FWIW I originally ran into this when using Google's BigQuery python client to retrieve data from a table with an array-type field. When retrieved via .to_dataframe() it came back as a column of np.array(dtype=int64)s with the OWNDATA and WRITEABLE flags set to False. The latter flag was the problem, although as stated above the data-type appears to matter (note that the stack trace refers to pandas._libs.hashtable.ismember_int64()).

PaddyAlton on 27 Feb 2020

👍1

@jbrockmendel you think this is essentially unfixable until we use cython>=0.30? If so, let's remove it from the 1.0.2 milestone.

TomAugspurger on 6 Mar 2020

you think this is essentially unfixable until we use cython>=0.30?

It's viable, just invasive and a hassle, whereas with cython 0.30 it should be a 1-liner. Depends on when we expect that to be available cc @scoder?

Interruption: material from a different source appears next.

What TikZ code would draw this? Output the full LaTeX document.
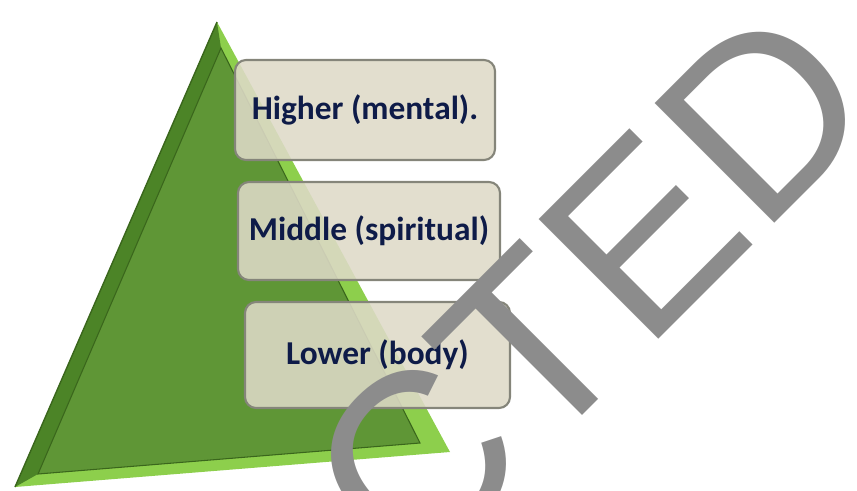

jbrockmendel on 6 Mar 2020

👍1

when we expect that to be available

This year. :)
I'm planning to release an "official alpha" in a couple of weeks, as soon as I catch up with the currently pending PRs, and as soon as it's in a state that allows users to prepare for it.

scoder on 9 Mar 2020

(Remember that the good thing about Cython is that you can control when and how the C code is generated, so you're rather free to use whatever released or unreleased Cython package you want, as long as you test it sufficiently on your side. That said, it's obviously easier to use a proper PyPI release, that's why I'd like to get at least _something_ out soon.)

scoder on 9 Mar 2020

(Also, the "miniscule change" for this feature is only small in Cython's master/3.0 branch. It's not quite that small in a backport.)

scoder on 9 Mar 2020

❤1 😄1

@scoder thanks for the rundown. Big releases aren't easy, and we appreciate all the time and effort you put in.

@TomAugspurger I'm inclined to push this off to 1.0.3 as long as we have lower-hanging-fruit regressions to handle

jbrockmendel on 9 Mar 2020

Agreed.

TomAugspurger on 9 Mar 2020

Do we know what caused this regression? Because if this was supported before with cython < 0.30, why is it hard to support it now with that cython version?